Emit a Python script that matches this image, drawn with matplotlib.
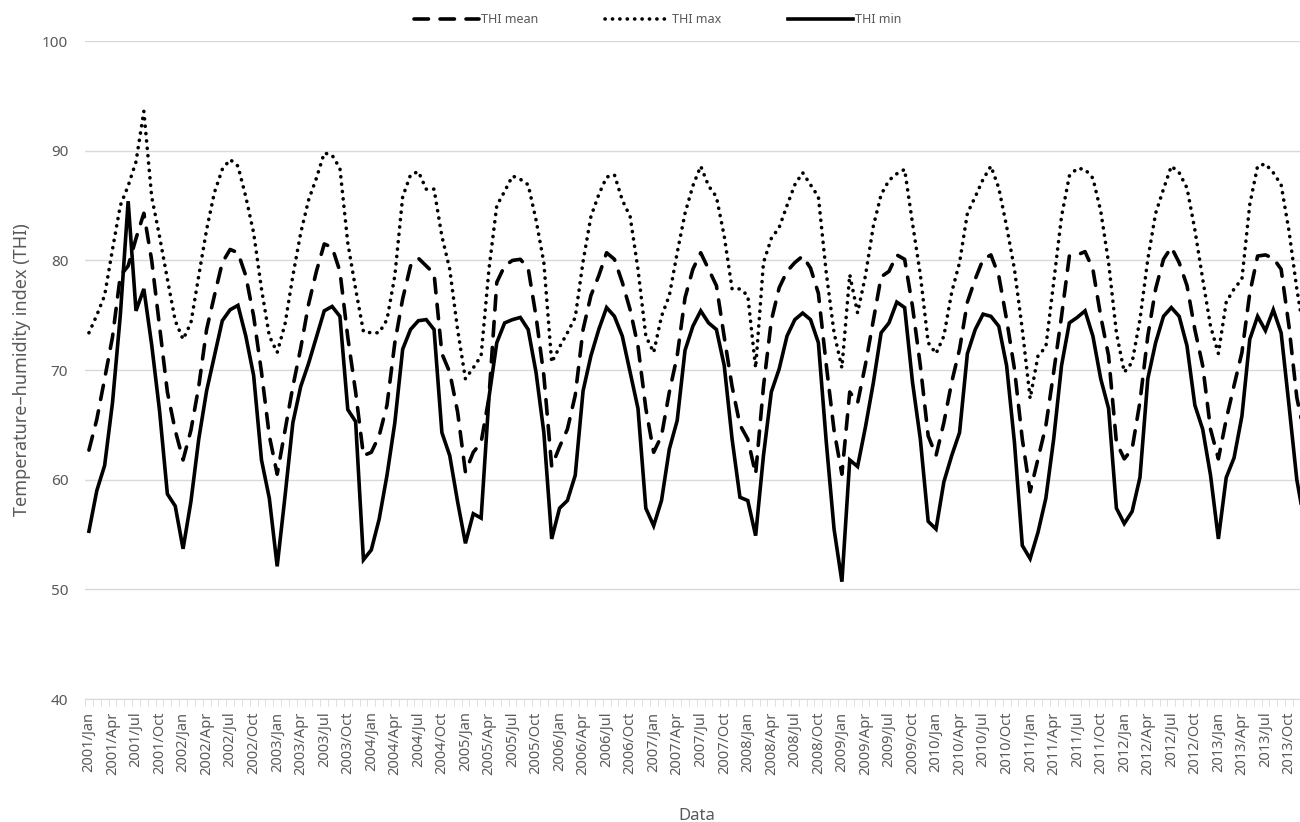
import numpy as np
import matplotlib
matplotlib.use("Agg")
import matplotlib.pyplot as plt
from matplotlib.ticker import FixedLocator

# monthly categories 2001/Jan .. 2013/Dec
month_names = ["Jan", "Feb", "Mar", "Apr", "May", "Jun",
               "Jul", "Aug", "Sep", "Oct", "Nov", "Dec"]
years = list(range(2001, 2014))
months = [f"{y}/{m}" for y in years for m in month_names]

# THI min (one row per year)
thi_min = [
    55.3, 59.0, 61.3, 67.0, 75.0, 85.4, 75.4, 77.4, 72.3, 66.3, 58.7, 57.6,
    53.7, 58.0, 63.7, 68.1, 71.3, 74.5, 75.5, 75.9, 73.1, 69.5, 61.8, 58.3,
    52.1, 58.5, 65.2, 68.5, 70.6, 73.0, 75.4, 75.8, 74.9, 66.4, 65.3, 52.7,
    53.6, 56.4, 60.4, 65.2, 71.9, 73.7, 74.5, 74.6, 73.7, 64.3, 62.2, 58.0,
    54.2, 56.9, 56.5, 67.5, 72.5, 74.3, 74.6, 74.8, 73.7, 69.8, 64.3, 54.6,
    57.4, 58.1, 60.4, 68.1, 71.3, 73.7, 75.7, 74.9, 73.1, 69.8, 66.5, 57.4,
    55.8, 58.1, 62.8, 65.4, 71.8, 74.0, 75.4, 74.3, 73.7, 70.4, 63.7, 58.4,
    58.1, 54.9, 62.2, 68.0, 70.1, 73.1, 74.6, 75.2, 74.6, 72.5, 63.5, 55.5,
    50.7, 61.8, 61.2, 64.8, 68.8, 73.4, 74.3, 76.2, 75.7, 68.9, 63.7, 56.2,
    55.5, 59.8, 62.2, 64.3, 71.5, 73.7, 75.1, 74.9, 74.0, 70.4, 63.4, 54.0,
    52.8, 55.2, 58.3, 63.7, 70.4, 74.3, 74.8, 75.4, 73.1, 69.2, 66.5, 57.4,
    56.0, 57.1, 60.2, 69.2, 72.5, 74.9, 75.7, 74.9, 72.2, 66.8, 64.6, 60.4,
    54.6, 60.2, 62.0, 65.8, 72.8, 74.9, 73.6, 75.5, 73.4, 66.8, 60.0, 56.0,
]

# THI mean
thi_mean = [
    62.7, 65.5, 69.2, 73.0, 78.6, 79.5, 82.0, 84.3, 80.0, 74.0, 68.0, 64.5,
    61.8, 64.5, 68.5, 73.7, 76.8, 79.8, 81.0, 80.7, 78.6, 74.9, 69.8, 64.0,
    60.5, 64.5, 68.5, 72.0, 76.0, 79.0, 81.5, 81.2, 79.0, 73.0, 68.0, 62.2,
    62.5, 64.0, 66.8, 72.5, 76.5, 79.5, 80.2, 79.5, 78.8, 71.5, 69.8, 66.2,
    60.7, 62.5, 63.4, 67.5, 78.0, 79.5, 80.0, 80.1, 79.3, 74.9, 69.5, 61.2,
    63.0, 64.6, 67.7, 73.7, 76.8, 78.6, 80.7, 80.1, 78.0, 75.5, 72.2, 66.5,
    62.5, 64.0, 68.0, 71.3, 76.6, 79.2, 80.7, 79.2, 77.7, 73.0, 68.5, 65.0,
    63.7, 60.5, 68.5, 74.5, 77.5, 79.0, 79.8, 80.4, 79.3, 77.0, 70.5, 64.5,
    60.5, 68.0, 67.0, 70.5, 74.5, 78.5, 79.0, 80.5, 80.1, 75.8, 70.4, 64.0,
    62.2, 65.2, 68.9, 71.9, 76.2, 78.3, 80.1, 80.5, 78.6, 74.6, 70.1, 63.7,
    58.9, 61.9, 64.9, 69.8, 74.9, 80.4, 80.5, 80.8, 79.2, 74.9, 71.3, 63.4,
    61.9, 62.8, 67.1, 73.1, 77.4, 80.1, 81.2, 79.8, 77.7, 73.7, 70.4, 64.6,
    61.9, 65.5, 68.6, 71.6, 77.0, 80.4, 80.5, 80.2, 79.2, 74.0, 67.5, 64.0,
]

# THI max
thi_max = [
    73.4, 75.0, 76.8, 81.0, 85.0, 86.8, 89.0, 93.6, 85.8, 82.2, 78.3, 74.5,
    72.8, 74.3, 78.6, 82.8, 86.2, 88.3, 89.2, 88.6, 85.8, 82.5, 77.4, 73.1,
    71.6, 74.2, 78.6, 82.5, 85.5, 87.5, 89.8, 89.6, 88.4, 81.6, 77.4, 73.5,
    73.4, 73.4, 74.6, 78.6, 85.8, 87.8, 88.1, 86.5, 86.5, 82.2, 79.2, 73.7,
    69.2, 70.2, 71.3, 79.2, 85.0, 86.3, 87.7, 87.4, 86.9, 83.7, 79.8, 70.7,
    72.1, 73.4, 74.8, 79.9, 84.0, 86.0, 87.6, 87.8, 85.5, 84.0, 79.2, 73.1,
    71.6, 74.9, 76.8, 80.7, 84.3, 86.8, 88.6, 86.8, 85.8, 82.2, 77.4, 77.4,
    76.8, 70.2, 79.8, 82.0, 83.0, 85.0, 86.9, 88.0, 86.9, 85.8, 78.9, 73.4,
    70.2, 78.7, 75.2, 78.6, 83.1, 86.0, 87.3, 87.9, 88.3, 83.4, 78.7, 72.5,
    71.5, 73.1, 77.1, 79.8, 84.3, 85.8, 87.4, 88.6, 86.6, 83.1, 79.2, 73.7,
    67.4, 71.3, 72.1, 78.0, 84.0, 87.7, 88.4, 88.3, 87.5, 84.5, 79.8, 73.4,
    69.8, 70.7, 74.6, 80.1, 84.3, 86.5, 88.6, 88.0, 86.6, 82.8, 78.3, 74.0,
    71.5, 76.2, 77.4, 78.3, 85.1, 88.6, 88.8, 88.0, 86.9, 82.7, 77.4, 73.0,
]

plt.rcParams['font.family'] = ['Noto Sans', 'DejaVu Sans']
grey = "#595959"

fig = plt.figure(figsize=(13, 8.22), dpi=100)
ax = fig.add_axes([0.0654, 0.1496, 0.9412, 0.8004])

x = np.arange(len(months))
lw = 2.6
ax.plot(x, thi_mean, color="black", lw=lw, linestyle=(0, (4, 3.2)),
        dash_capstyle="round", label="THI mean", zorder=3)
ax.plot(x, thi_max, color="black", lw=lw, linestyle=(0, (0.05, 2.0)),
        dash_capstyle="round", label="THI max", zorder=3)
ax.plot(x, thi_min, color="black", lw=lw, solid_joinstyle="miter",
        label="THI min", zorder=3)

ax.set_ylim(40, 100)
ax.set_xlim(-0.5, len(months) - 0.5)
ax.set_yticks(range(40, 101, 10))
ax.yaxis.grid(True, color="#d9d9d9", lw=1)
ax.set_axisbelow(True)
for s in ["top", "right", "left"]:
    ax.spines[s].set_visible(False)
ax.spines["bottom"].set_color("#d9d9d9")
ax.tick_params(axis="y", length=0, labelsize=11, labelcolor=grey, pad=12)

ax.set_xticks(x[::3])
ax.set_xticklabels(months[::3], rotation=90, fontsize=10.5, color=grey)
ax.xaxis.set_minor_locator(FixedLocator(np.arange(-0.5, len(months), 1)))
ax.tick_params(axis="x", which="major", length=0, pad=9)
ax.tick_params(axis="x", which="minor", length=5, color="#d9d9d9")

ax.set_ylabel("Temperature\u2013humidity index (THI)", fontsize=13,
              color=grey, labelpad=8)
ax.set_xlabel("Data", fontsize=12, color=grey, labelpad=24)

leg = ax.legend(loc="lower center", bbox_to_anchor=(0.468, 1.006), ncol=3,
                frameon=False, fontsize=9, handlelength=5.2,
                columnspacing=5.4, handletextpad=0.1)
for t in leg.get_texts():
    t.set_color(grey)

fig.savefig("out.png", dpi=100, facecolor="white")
****************************************
REQUIREMENTS: Transcribe the opening line of the listing above, please, and every line after it through the line with "m in month_names]", word for word, without pictures.

TASK SOLUTION:
Emit a Python script that matches this image, drawn with matplotlib.
import numpy as np
import matplotlib
matplotlib.use("Agg")
import matplotlib.pyplot as plt
from matplotlib.ticker import FixedLocator

# monthly categories 2001/Jan .. 2013/Dec
month_names = ["Jan", "Feb", "Mar", "Apr", "May", "Jun",
               "Jul", "Aug", "Sep", "Oct", "Nov", "Dec"]
years = list(range(2001, 2014))
months = [f"{y}/{m}" for y in years for m in month_names]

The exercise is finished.